Like i said, others have similar criticism to yours but don't include this dismissive bit.


Mental health issues aren’t an excuse to cheat. If you can’t do the work, tell the professor about your situation instead of breaking the rules. Everyone has shit to deal with—some single mom was up all night with the baby and still did her work on her own and followed the rules.


And that’s literally the reason to understand people and help them rather than punish. I hope you’ll never experience how shitty life circumstances can be, and how fragile your own mind can be.


What is the point of your last sentence? It reads like the Jehovah witnesses arguments.


You can understand people when they’re honest and ask for help up front, not when they make excuses after they get caught breaking the rules. The latter warrants only swift and sure punishment, to reinforce the social norms.


That's still an argument for being graceful with failures, not for excusing dishonesty. It's really, truly, not that complicated. Civilization cannot function properly when dishonesty is accepted. (ed: To be clear, this is not a hypothetical problem. We're already in trouble due to erosion of trust.)

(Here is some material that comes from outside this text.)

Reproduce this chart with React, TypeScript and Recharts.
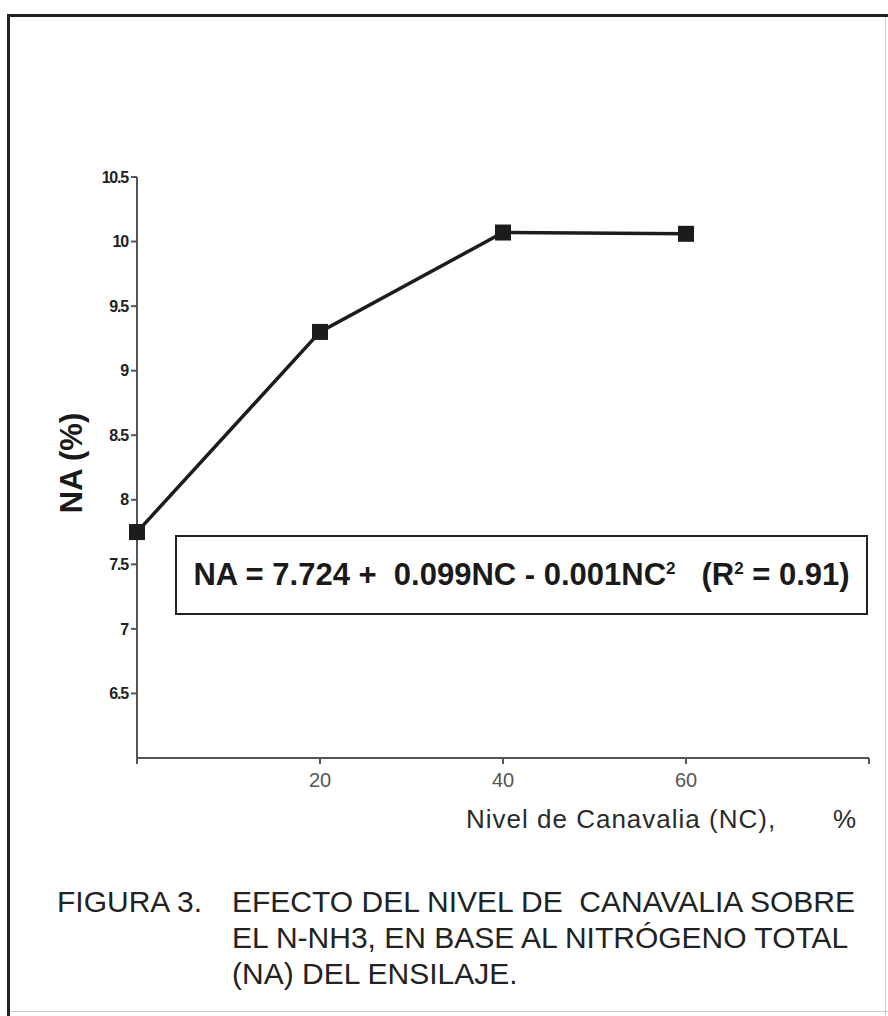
import React from 'react';
import { LineChart, Line, XAxis, YAxis } from 'recharts';

const nivelCanavalia = [0, 20, 40, 60];
const nitrogenoAmoniacal = [7.75, 9.3, 10.07, 10.06];
const xTicks = [0, 20, 40, 60, 80];
const yTicks = [6.5, 7, 7.5, 8, 8.5, 9, 9.5, 10, 10.5];

const data = nivelCanavalia.map((nc, i) => ({ nc, na: nitrogenoAmoniacal[i] }));

const FONT = '"Liberation Sans", Arial, sans-serif';

const SquareDot = (props: any) => {
  const { cx, cy, index } = props;
  if (cx == null || cy == null) return null;
  const s = 16;
  return <rect key={`d${index}`} x={cx - s / 2} y={cy - s / 2} width={s} height={s} fill="#1c1c1c" />;
};

export default function App() {
  return (
    <div
      style={{
        position: 'absolute',
        left: 0,
        top: 0,
        width: 888,
        height: 1016,
        background: '#ffffff',
        overflow: 'hidden',
        fontFamily: FONT,
      }}
    >
      {/* frame */}
      <div style={{ position: 'absolute', left: 7, top: 14, width: 881, height: 3, background: '#222' }} />
      <div style={{ position: 'absolute', left: 7, top: 14, width: 3, height: 1002, background: '#222' }} />
      <div style={{ position: 'absolute', left: 885, top: 17, width: 1, height: 999, background: '#d0d0d0' }} />
      <div style={{ position: 'absolute', left: 10, top: 1011, width: 878, height: 1, background: '#c8c8c8' }} />

      <LineChart
        width={888}
        height={1016}
        data={data}
        margin={{ top: 177, right: 19, bottom: 228, left: 77 }}
        style={{ position: 'absolute', left: 0, top: 0 }}
      >
        <XAxis
          type="number"
          dataKey="nc"
          domain={[0, 80]}
          ticks={xTicks}
          tickFormatter={(v: number) => (v === 0 || v === 80 ? '' : String(v))}
          height={30}
          stroke="#555"
          strokeWidth={2}
          tickSize={6}
          tickMargin={9}
          tick={{ fontSize: 20, fill: '#555', fontFamily: FONT }}
        />
        <YAxis
          type="number"
          dataKey="na"
          domain={[6, 10.5]}
          ticks={yTicks}
          width={60}
          stroke="#555"
          strokeWidth={2}
          tickSize={6}
          tickMargin={3}
          tick={{ fontSize: 16, fill: '#222', fontWeight: 'bold', fontFamily: FONT, letterSpacing: -1.2 }}
        />
        <Line
          type="linear"
          dataKey="na"
          stroke="#1c1c1c"
          strokeWidth={3.5}
          dot={<SquareDot />}
          activeDot={false}
          isAnimationActive={false}
        />
      </LineChart>

      {/* y axis title */}
      <div
        style={{
          position: 'absolute',
          left: 72,
          top: 463,
          transform: 'translate(-50%, -50%) rotate(-90deg)',
          fontSize: 31,
          fontWeight: 'bold',
          color: '#1a1a1a',
          whiteSpace: 'pre',
          lineHeight: '36px',
        }}
      >
        NA (%)
      </div>

      {/* equation box */}
      <div
        style={{
          position: 'absolute',
          left: 175,
          top: 535,
          width: 689,
          height: 76,
          border: '2px solid #222',
          display: 'flex',
          alignItems: 'center',
          justifyContent: 'center',
          fontSize: 31,
          fontWeight: 'bold',
          color: '#1a1a1a',
          whiteSpace: 'pre',
        }}
      >
        <span>
          NA = 7.724 +  0.099NC - 0.001NC<sup style={{ fontSize: 17 }}>2</sup>   (R<sup style={{ fontSize: 17 }}>2</sup> = 0.91)
        </span>
      </div>

      {/* x axis title */}
      <div
        style={{
          position: 'absolute',
          left: 466,
          top: 803,
          fontSize: 26,
          color: '#2a2a2a',
          whiteSpace: 'pre',
          lineHeight: '32px',
          letterSpacing: 1,
        }}
      >
        Nivel de Canavalia (NC),
      </div>
      <div
        style={{
          position: 'absolute',
          left: 833,
          top: 803,
          fontSize: 26,
          color: '#2a2a2a',
          lineHeight: '32px',
        }}
      >
        %
      </div>

      {/* caption */}
      <div
        style={{
          position: 'absolute',
          left: 57,
          top: 884,
          fontSize: 30,
          color: '#222',
          lineHeight: '36px',
          whiteSpace: 'pre',
        }}
      >
        FIGURA 3.
      </div>
      <div
        style={{
          position: 'absolute',
          left: 232,
          top: 884,
          fontSize: 30,
          color: '#222',
          lineHeight: '36px',
          whiteSpace: 'pre',
        }}
      >
        {'EFECTO DEL NIVEL DE  CANAVALIA SOBRE\nEL N-NH3, EN BASE AL NITRÓGENO TOTAL\n(NA) DEL ENSILAJE.'}
      </div>
    </div>
  );
}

Understanding dishonesty and forgiving in it in some cases is ok. Note it’s very different from the world where dishonesty is accepted. There are a lot of cases and a lot of circumstances, not all of them should be treated equally. Seeing it black and white especially in environment where, for example, the president do corruption all the time, only will increase sense of unjust, and dishonesty itself.


If the rules aren’t applied equally the similarly situated people, they will break down entirely. And pointing to supposed corruption elsewhere in society is how third worlders justify their own low level corruption in those countries.


> in some cases is ok. Note it’s very different from the world where dishonesty is accepted.

"In some cases", maybe. In a world where the majority of cases are effectively punished, we could start talking about that. Today, we live in the world where it's accepted, even when the offender is just an entitled college brat. We should change that.

Oh, and "but my boss/my friends/the president does it" remains exactly as valid excuse as it always has.